A Ruby subscriber to a query series and how it could handle it with respect to logging.

Ruby:

class LoggingSubscriber
  def logger
    Logger.new(STDERR)
  end

  def started(event)
    logger.info("COMMAND.#{event.command_name} #{event.address} STARTED: #{event.command.inspect}")
  end

  def succeeded(event)
    logger.info("COMMAND.#{event.command_name} #{event.address} COMPLETED: #{event.reply.inspect} (#{event.duration}s)")
  end

  def failed(event)
    logger.info("COMMAND.#{event.command_name} #{event.address} FAILED: #{event.message.inspect}: #{event.failure.inspect} (#{event.duration}s)")
  end
end

subscriber = LoggingSubscriber.new
Mongo::Monitoring::Global.subscribe(Mongo::Monitoring::COMMAND, subscriber)

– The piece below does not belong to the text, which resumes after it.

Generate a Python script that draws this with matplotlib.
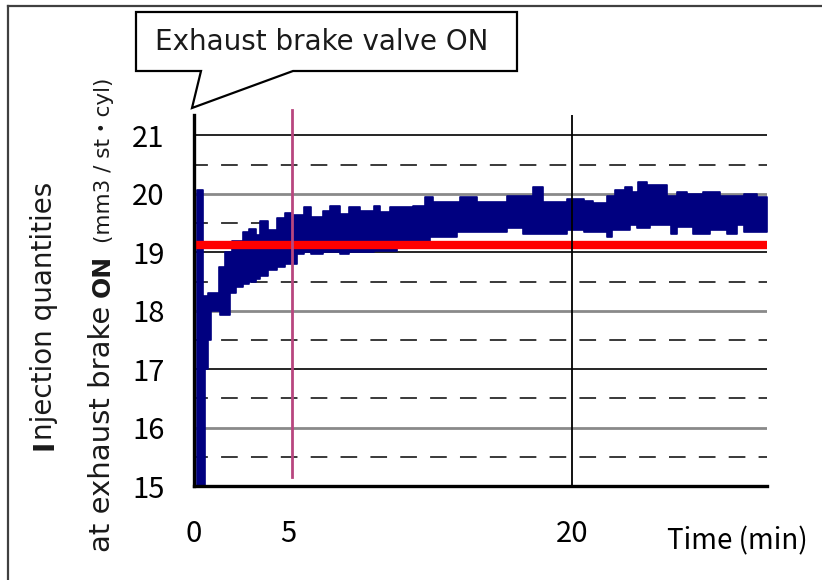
import numpy as np
import matplotlib
matplotlib.use('Agg')
import matplotlib.pyplot as plt
from matplotlib.patches import Polygon
from matplotlib.lines import Line2D

W, H = 822, 580
FONT = ['Noto Sans CJK JP', 'DejaVu Sans']
LABEL_FONT = ['DejaVu Sans', 'Noto Sans CJK JP']
plt.rcParams['font.family'] = FONT
plt.rcParams['lines.scale_dashes'] = False

# injection trace, read as step envelope (time in min, upper / lower value)
t_pts = [0.15, 0.45, 0.6, 0.72, 0.9, 1.3, 1.4, 1.65, 1.9, 2.0, 2.2, 2.6, 2.9,
         3.3, 3.5, 3.9, 4.4, 4.8, 5.2, 5.45, 5.8, 6.2, 6.8, 7.2, 7.7, 8.2,
         8.8, 9.5, 9.84, 10.37, 10.72, 11.6, 12.22, 12.49, 12.66, 13.9,
         14.07, 14.95, 16.53, 17.42, 17.95, 18.47, 19.7, 20.6, 21.12, 21.83,
         22.1, 22.27, 22.8, 23.06, 23.15, 23.4, 23.5, 23.95, 24.1, 25.0,
         25.2, 25.53, 26.06, 26.4, 26.94, 27.3, 27.83, 28.2, 28.7, 29.06,
         29.77, 30.3]
q_hi = [20.06, 18.25, 18.25, 18.3, 18.3, 18.75, 18.75, 19.0, 19.0, 19.2,
        19.2, 19.35, 19.4, 19.3, 19.53, 19.38, 19.58, 19.67, 19.63, 19.63,
        19.77, 19.6, 19.7, 19.8, 19.65, 19.77, 19.7, 19.8, 19.69, 19.77,
        19.77, 19.8, 19.95, 19.95, 19.86, 19.86, 19.95, 19.86, 19.97, 19.97,
        20.12, 19.86, 19.92, 19.88, 19.84, 19.97, 19.97, 20.06, 20.12, 20.12,
        20.03, 20.03, 20.2, 20.15, 20.15, 19.97, 19.97, 20.03, 20.0, 20.0,
        20.03, 20.03, 19.97, 19.97, 19.97, 20.0, 19.94, 19.94]
q_lo = [14.8, 14.8, 17.0, 17.5, 18.0, 18.0, 17.92, 17.92, 18.3, 18.3, 18.4,
        18.45, 18.5, 18.55, 18.6, 18.7, 18.75, 18.8, 18.8, 18.97, 19.0,
        18.97, 19.0, 19.0, 18.97, 19.0, 19.0, 19.03, 19.03, 19.03, 19.09,
        19.09, 19.09, 19.26, 19.26, 19.35, 19.35, 19.35, 19.41, 19.32, 19.32,
        19.32, 19.38, 19.35, 19.35, 19.26, 19.38, 19.38, 19.38, 19.46, 19.46,
        19.41, 19.41, 19.41, 19.46, 19.46, 19.32, 19.43, 19.43, 19.32, 19.32,
        19.38, 19.38, 19.32, 19.46, 19.35, 19.35, 19.35]

target_q = 19.13
target_t = [0.1, 30.3]
valve_on_t = 5.2
y_ticks = [15, 16, 17, 18, 19, 20, 21]
x_ticks = [0, 5, 20]


def px(x, y):
    # image pixel (from top-left) -> figure fraction
    return x / W, 1 - y / H


fig = plt.figure(figsize=(W / 100, H / 100), dpi=100)
ax = fig.add_axes([194 / W, 1 - 486 / H, (767 - 194) / W, (486 - 115) / H])
ax.set_xlim(0, 30.3)
ax.set_ylim(15, 21.35)

for v in y_ticks[1:]:
    if v % 2 == 1:
        ax.axhline(v, color='black', lw=1.2, zorder=1)
    else:
        ax.axhline(v, color='#8a8a8a', lw=2.0, zorder=1)
    ax.axhline(v - 0.5, color='#2a2a2a', lw=1.3, zorder=1,
               linestyle=(2, (12, 9.5)))

ax.fill_between(t_pts, q_lo, q_hi, step='post', color='#000080',
                edgecolor='#000080', lw=1.2, zorder=2)
ax.plot(target_t, [target_q, target_q], color='#ff0000', lw=6, zorder=3,
        solid_capstyle='butt')
ax.axvline(20, color='black', lw=1.3, zorder=4)
ax.plot([valve_on_t, valve_on_t], [15.15, 21.43], color='#b8467f', lw=2.0,
        zorder=5, clip_on=False)

for s in ['top', 'right']:
    ax.spines[s].set_visible(False)
for s in ['left', 'bottom']:
    ax.spines[s].set_linewidth(2.4)
    ax.spines[s].set_zorder(6)

ax.set_yticks(y_ticks)
ax.set_xticks(x_ticks)
ax.tick_params(length=0, labelsize=21)
ax.tick_params(axis='y', pad=21)
ax.tick_params(axis='x', pad=24)

fig.text(*px(808, 541), 'Time (min)', ha='right', va='center', fontsize=20)

# frame of the picture
fig.add_artist(Line2D([8 / W, 1], [1 - 6 / H] * 2, color='#404040', lw=1.6))
fig.add_artist(Line2D([8 / W] * 2, [0, 1 - 6 / H], color='#404040', lw=1.6))

# callout
pts = [(136, 12), (517, 12), (517, 71), (293, 71), (192, 108), (201, 71),
       (136, 71)]
fig.add_artist(Polygon([px(x, y) for x, y in pts], closed=True,
                       facecolor='white', edgecolor='black', lw=1.6,
                       transform=fig.transFigure, zorder=10))
fig.text(*px(155, 42), 'Exhaust brake valve ON', ha='left', va='center',
         fontsize=20, family=LABEL_FONT, color='#1a1a1a', zorder=11)

# rotated y label, built from pieces so parts can be bold / smaller
fig.canvas.draw()
renderer = fig.canvas.get_renderer()


def stack_text(x_img, y_img, pieces):
    y = H - y_img
    for s, size, weight, gap in pieces:
        t = fig.text(x_img / W, y / H, s, rotation=90, rotation_mode='anchor',
                     ha='left', va='baseline', fontsize=size,
                     fontweight=weight, family=LABEL_FONT, color='#1a1a1a')
        y += t.get_window_extent(renderer).height + gap


stack_text(52, 450, [('I', 20, 'bold', 0),
                     ('njection quantities', 20, 'normal', 0)])
stack_text(110, 552, [('at exhaust brake', 21, 'normal', 9),
                      ('ON', 18, 'bold', 12),
                      ('(mm3 / st・cyl)', 15.5, 'normal', 0)])

fig.savefig('out.png', dpi=100)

# When the subscriber handles the events the log could show:
# COMMAND.query 127.0.0.1:27017 STARTED: { $query: { name: 'testing' }}
# COMMAND.query 127.0.0.1:27017 COMPLETED: { number_returned: 50 } (0.050s)

Testing

See the README in the test directory for requirements and guidance.

Changelog

22 NOV 2015:
  • Specify how to merge OP_MSG document sequences into command-started events.
16 SEP 2015:
  • Removed limit from find test with options to support 3.2.
  • Changed find test read preference to primaryPreferred.
1 OCT 2015:
  • Changed find test with a kill cursors to not run on server versions greater than 3.0
  • Added a find test with no kill cursors command which only runs on 3.1 and higher.
  • Added notes on which tests should run based on server versions.
19 OCT 2015:
  • Changed batchSize in the 3.2 find tests to expect the remaining value.
31 OCT 2015:
  • Changed find test on 3.1 and higher to ignore being run on sharded clusters.
29 MAR 2016:
  • Added note on guarantee of the request ids.
2 NOV 2016:
  • Added clause for not upconverting commands larger than maxBsonSize.
16 APR 2018:
  • Made inclusion of BSON serialization/deserialization in command durations to be optional.